Tuesday, January 14, 2014

When it comes to New Year's resolutions, more Americans are including financial goals.

This year, more than half of Americans will make New Year's resolutions affecting their financial lives.  That is an increase of 54% since 2009.

The annual Fidelity New Year Financial Resolutions Study found that although long-term financial goals are still the top financial priority of Americans, short-term goals gained significant traction among survey respondents this year.

In general, more than half (54%) of Americans said they typically consider making resolutions that affect their finances -- up from 35% who reported this in 2009. And for the third year in a row, the top three financial resolutions among those who are considering making a financial resolution for 2014 are saving more (54%), paying off debt (24%), and spending less (19%).

Among those who indicated that saving more was one of their goals for 2014, long-term financial goals continued to lead short-term goals, however the gap between the two narrowed considerably this year (53% versus 39%.) The top long-term savings goal was saving for retirement in a tax-deferred account (55%), followed by saving for college (35%) and saving for retiree health care costs (28%).

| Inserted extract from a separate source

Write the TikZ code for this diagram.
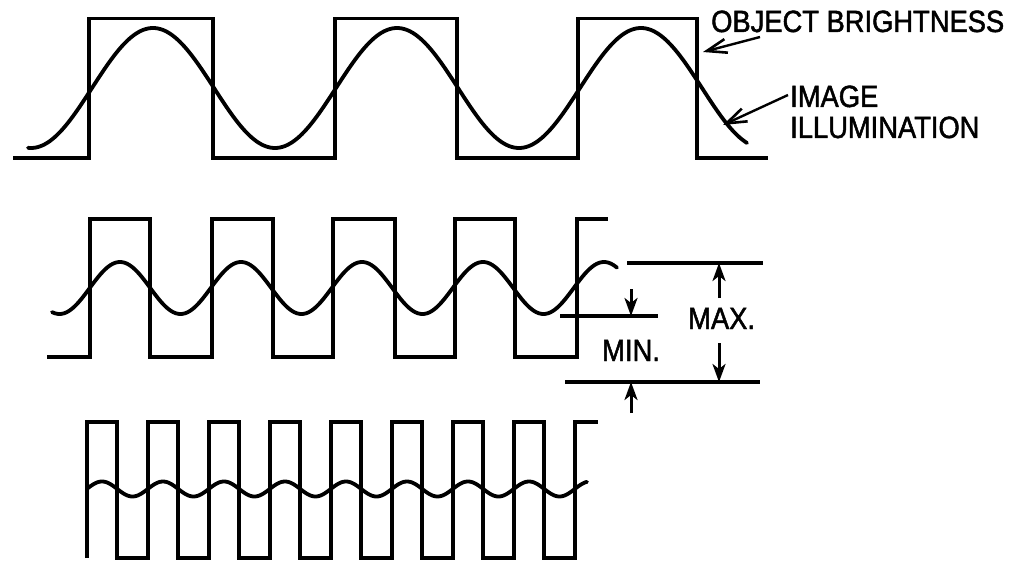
\documentclass[tikz,border=0pt]{standalone}
\usepackage{fontspec}
\newfontfamily\lbl[FakeStretch=0.89,FakeBold=1.6]{Liberation Sans}
\usetikzlibrary{arrows.meta}
\begin{document}
\begin{tikzpicture}[x=1pt,y=-1pt,
  wave/.style={line width=3.7pt, line join=miter},
  curve/.style={line width=3.8pt, line cap=round},
  dimline/.style={line width=3.3pt},
  dimarrow/.style={line width=3pt, -{Stealth[length=18pt,width=13pt,inset=5pt]}},
  lblarrow/.style={line width=2.4pt, -{Straight Barb[length=20pt,width=14pt,line width=2.6pt]}},
  label/.style={font={\lbl\fontsize{30.7}{32}\selectfont}, inner sep=0pt, anchor=base west}]
\useasboundingbox (0,0) rectangle (1012,564);

% ---- top row ----
\draw[wave] (13,158) -- (89,158) -- (89,18.5) -- (213,18.5) -- (213,158) -- (335,158)
  -- (335,18.5) -- (457,18.5) -- (457,158) -- (578,158) -- (578,18.5) -- (697,18.5)
  -- (697,158) -- (768,158);
\draw[curve] plot[domain=28:747, samples=300, smooth] (\x, {88-60*cos((\x-153)/244*360)});

% ---- middle row ----
\draw[wave] (47,357) -- (90,357) -- (90,219) -- (150,219) -- (150,357) -- (212,357)
  -- (212,219) -- (273,219) -- (273,357) -- (333,357) -- (333,219) -- (395,219)
  -- (395,357) -- (455,357) -- (455,219) -- (515,219) -- (515,357) -- (577,357)
  -- (577,219) -- (608,219);
\draw[curve] plot[domain=52:617, samples=300, smooth] (\x, {288-26*cos((\x-120)/121*360)});

% ---- bottom row ----
\draw[wave] (87,558) \foreach \k in {0,...,7} { -- ({87+61*\k},422) -- ({117+61*\k},422)
  -- ({117+61*\k},558) -- ({148+61*\k},558) } -- (575,422) -- (598,422);
\draw[curve] plot[domain=87:587, samples=300, smooth] (\x, {489-7.5*cos((\x-102)/61*360)});

% ---- labels ----
\node[label] (ob) at (711,32) {OBJECT BRIGHTNESS};
\node[label] (im) at (790,107) {IMAGE};
\node[label] (il) at (790,138) {ILLUMINATION};
\coordinate (obs) at (760,37);
\coordinate (obt) at (703,52);
\coordinate (ims) at (788,95);
\coordinate (imt) at (723,125);
\draw[lblarrow] (obs) -- (obt);
\draw[lblarrow] (ims) -- (imt);

% ---- dimension ----
\coordinate (maxl) at (627,263); \coordinate (maxr) at (763,263);
\coordinate (minl) at (560,316); \coordinate (minr) at (658,316);
\coordinate (botl) at (565,382); \coordinate (botr) at (760,382);
\draw[dimline] (maxl) -- (maxr);
\draw[dimline] (minl) -- (minr);
\draw[dimline] (botl) -- (botr);
\node[label] (max) at (688,329) {MAX.};
\node[label] (min) at (602,361) {MIN.};
\coordinate (maxa) at (719,298); \coordinate (maxat) at (719,263);
\coordinate (maxb) at (719,343); \coordinate (maxbt) at (719,382);
\coordinate (mina) at (631,289); \coordinate (minat) at (631,316);
\coordinate (minb) at (631,413); \coordinate (minbt) at (631,382);
\draw[dimarrow] (maxa) -- (maxat);
\draw[dimarrow] (maxb) -- (maxbt);
\draw[dimarrow] (mina) -- (minat);
\draw[dimarrow] (minb) -- (minbt);
\end{tikzpicture}
\end{document}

The top short-term savings goals included building an emergency fund (57%) and paying down debt (46%), while saving for luxury items, such as a boat or vehicle has dropped dramatically over the past few years from 19% in 2010 to 6% this year.

Nearly half of Americans said that ongoing uncertainty around the economy, the debt ceiling battles, and the potential of higher interest rates may deter their efforts to keep their 2014 financial resolutions; 39% of those polled believe that financial resolutions are easier to keep than other common resolutions (e.g., stop smoking, lose weight, find a new job) -- up from 28% in 2012.

Among other notable survey findings, 48% of Americans feel their taxes will be higher in 2014 as a result of the fiscal cliff tax law that was passed earlier this year.